There is another reason why appellants' attack upon the validity of the orders, for their alleged failure to be based upon notice and hearing, cannot be sustained. The attack is a collateral one. Want, if any, of notice and hearing does not affirmatively appear upon the face of either of the orders. If it be true that the orders were issued without notice and hearing, it would require evidence to establish such facts. The district court of Travis county alone has jurisdiction to determine that issue. Alpha Petroleum Co. v. Terrell, 122 Tex. 257, 59 S.W.2d 364, 372; Johnson Refinery v. State (Tex. Civ. App.) 85 S.W.2d 948; and authorities there cited; Texas Steel Co. v. Ft. W. D.C. R. Co.,120 Tex. 597, 40 S.W.2d 78, 81.
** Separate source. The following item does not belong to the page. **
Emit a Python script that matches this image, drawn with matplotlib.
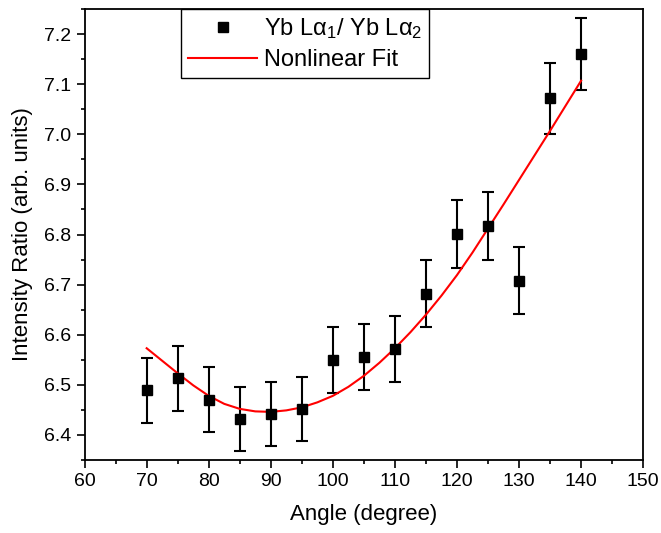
import numpy as np
import matplotlib
matplotlib.use('Agg')
import matplotlib.pyplot as plt
from matplotlib.lines import Line2D

plt.rcParams['font.family'] = ['Liberation Sans', 'DejaVu Sans']
plt.rcParams['mathtext.fontset'] = 'custom'
plt.rcParams['mathtext.rm'] = 'Liberation Sans'
plt.rcParams['mathtext.it'] = 'Liberation Sans'

# measured ratio with error bars
angle = [70, 75, 80, 85, 90, 95, 100, 105, 110, 115, 120, 125, 130, 135, 140]
ratio = [6.489, 6.513, 6.470, 6.432, 6.441, 6.451, 6.550, 6.556, 6.572,
         6.682, 6.801, 6.817, 6.708, 7.072, 7.161]
ratio_err = [0.065, 0.065, 0.065, 0.064, 0.064, 0.064, 0.066, 0.066, 0.066,
             0.067, 0.068, 0.068, 0.067, 0.071, 0.072]

# nonlinear fit curve, every 2.5 degrees
fit_angle = [70, 72.5, 75, 77.5, 80, 82.5, 85, 87.5, 90, 92.5, 95, 97.5, 100,
             102.5, 105, 107.5, 110, 112.5, 115, 117.5, 120, 122.5, 125,
             127.5, 130, 132.5, 135, 137.5, 140]
fit_ratio = [6.573, 6.548, 6.523, 6.499, 6.478, 6.462, 6.452, 6.447, 6.446,
             6.449, 6.455, 6.465, 6.478, 6.496, 6.518, 6.544, 6.573, 6.605,
             6.640, 6.678, 6.719, 6.764, 6.812, 6.860, 6.909, 6.958, 7.007,
             7.057, 7.107]

fig = plt.figure(figsize=(6.61, 5.33), dpi=100)
ax = fig.add_axes([0.128, 0.137, 0.845, 0.846])

ax.errorbar(angle, ratio, yerr=ratio_err, fmt='s', color='black', ms=7,
            ecolor='black', elinewidth=1.5, capsize=4, capthick=1.5)
ax.plot(fit_angle, fit_ratio, color='red', lw=1.5)

ax.set_xlim(60, 150)
ax.set_ylim(6.35, 7.25)
ax.set_xticks(np.arange(60, 151, 10))
ax.set_xticks(np.arange(65, 150, 10), minor=True)
ax.set_yticks(np.arange(6.4, 7.21, 0.1))
ax.set_yticks(np.arange(6.35, 7.25, 0.1), minor=True)
ax.yaxis.set_major_formatter(matplotlib.ticker.FormatStrFormatter('%.1f'))
ax.tick_params(which='both', direction='out', top=False, right=False,
               labelsize=14, width=1.2)
ax.tick_params(which='major', length=6)
ax.tick_params(which='minor', length=3)
for s in ax.spines.values():
    s.set_linewidth(1.3)

ax.set_xlabel('Angle (degree)', fontsize=16, labelpad=10)
ax.set_ylabel('Intensity Ratio (arb. units)', fontsize=16, labelpad=8)

# legend: plain square marker and red line
handles = [Line2D([], [], ls='none', marker='s', color='black', ms=7),
           Line2D([], [], color='red', lw=1.5)]
labels = ['Yb Lα$_1$/ Yb Lα$_2$', 'Nonlinear Fit']
leg = ax.legend(handles, labels, loc='upper center', bbox_to_anchor=(0.395, 1.0),
                borderaxespad=0, fontsize=17, frameon=True, fancybox=False,
                edgecolor='black', framealpha=1, borderpad=0.3,
                labelspacing=0.35, handlelength=2.9, handletextpad=0.3)
leg.get_frame().set_linewidth(1.0)

fig.savefig('out.png', dpi=100)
Appellants' fourth proposition contends that article 6036, R.S. 1925, as amended by Acts 1931, 42d Leg., 1st Called Sess., p. 46, chap. 26, § 3, is unconstitutional and void, as authorizing unusual and excessive punishment, which is the article of the statute under which appellants are sued.

This proposition has heretofore been passed upon by this court and determined adversely to appellants' contention, in Fleishman v. State (Tex. Civ. App.) 91 S.W.2d 493. Also in the cases of Flannery v. State (Tex. Civ. App.) 85 S.W.2d 1052, 1053, and Culver v. Smith (Tex. Civ. App.)74 S.W.2d 754.

Having considered all appellants' propositions and finding no error presented in any of them, the judgment of the trial court will be affirmed.